### Material
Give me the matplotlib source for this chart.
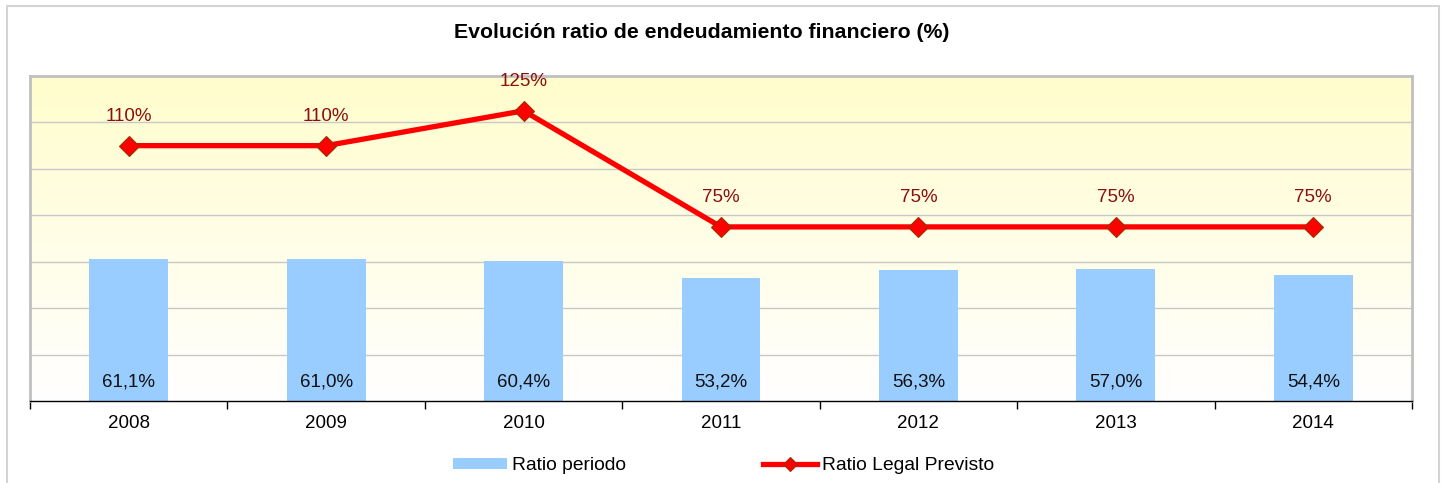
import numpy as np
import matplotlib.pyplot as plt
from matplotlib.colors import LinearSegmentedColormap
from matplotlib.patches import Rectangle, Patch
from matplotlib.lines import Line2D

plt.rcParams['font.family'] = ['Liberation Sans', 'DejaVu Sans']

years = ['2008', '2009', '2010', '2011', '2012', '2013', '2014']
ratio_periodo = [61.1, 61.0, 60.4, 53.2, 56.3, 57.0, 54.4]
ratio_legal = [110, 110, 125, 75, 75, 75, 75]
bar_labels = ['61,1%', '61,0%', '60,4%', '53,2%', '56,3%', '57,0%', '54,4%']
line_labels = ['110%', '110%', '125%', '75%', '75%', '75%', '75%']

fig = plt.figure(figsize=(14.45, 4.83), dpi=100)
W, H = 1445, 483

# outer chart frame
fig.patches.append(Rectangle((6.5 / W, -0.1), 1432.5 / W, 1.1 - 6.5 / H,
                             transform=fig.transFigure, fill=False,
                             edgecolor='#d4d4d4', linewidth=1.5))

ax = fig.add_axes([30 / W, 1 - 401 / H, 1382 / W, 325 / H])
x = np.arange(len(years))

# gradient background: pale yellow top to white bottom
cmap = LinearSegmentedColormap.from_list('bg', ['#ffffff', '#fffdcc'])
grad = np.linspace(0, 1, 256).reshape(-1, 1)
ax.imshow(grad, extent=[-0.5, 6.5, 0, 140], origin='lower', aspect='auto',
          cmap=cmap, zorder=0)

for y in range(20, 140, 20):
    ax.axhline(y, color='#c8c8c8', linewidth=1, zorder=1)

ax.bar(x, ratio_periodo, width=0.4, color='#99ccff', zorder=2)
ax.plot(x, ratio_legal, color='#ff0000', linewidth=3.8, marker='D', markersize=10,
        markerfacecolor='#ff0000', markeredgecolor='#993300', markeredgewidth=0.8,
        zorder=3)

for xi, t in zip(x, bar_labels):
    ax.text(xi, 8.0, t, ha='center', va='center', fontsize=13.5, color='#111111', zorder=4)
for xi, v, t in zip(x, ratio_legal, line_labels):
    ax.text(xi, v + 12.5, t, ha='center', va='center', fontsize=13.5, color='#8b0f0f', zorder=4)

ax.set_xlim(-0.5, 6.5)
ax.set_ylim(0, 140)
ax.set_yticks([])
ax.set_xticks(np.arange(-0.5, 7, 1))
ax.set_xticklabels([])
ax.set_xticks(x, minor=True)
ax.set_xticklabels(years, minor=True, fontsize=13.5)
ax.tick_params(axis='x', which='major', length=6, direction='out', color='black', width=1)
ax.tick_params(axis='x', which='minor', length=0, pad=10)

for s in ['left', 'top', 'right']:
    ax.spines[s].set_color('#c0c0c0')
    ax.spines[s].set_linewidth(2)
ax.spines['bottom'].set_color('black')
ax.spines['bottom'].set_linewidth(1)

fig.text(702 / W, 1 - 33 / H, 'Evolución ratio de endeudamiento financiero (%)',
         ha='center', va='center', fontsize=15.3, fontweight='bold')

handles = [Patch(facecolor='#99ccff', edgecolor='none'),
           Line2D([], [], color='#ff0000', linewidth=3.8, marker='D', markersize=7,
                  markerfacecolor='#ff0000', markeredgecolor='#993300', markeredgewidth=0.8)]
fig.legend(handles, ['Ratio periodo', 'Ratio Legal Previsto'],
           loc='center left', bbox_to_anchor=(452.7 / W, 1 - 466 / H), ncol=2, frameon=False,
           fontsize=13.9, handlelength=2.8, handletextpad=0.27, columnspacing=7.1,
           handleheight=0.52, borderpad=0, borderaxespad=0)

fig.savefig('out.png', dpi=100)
######
- Work to do:
Exactly reproduce the run of lines from the start of the listing through the line with "['110%', '110%', '125%', '75%', '75%', '75%', '75%']", inclusive; pictures are not copied.

- Answer to the problem:
Give me the matplotlib source for this chart.
import numpy as np
import matplotlib.pyplot as plt
from matplotlib.colors import LinearSegmentedColormap
from matplotlib.patches import Rectangle, Patch
from matplotlib.lines import Line2D

plt.rcParams['font.family'] = ['Liberation Sans', 'DejaVu Sans']

years = ['2008', '2009', '2010', '2011', '2012', '2013', '2014']
ratio_periodo = [61.1, 61.0, 60.4, 53.2, 56.3, 57.0, 54.4]
ratio_legal = [110, 110, 125, 75, 75, 75, 75]
bar_labels = ['61,1%', '61,0%', '60,4%', '53,2%', '56,3%', '57,0%', '54,4%']
line_labels = ['110%', '110%', '125%', '75%', '75%', '75%', '75%']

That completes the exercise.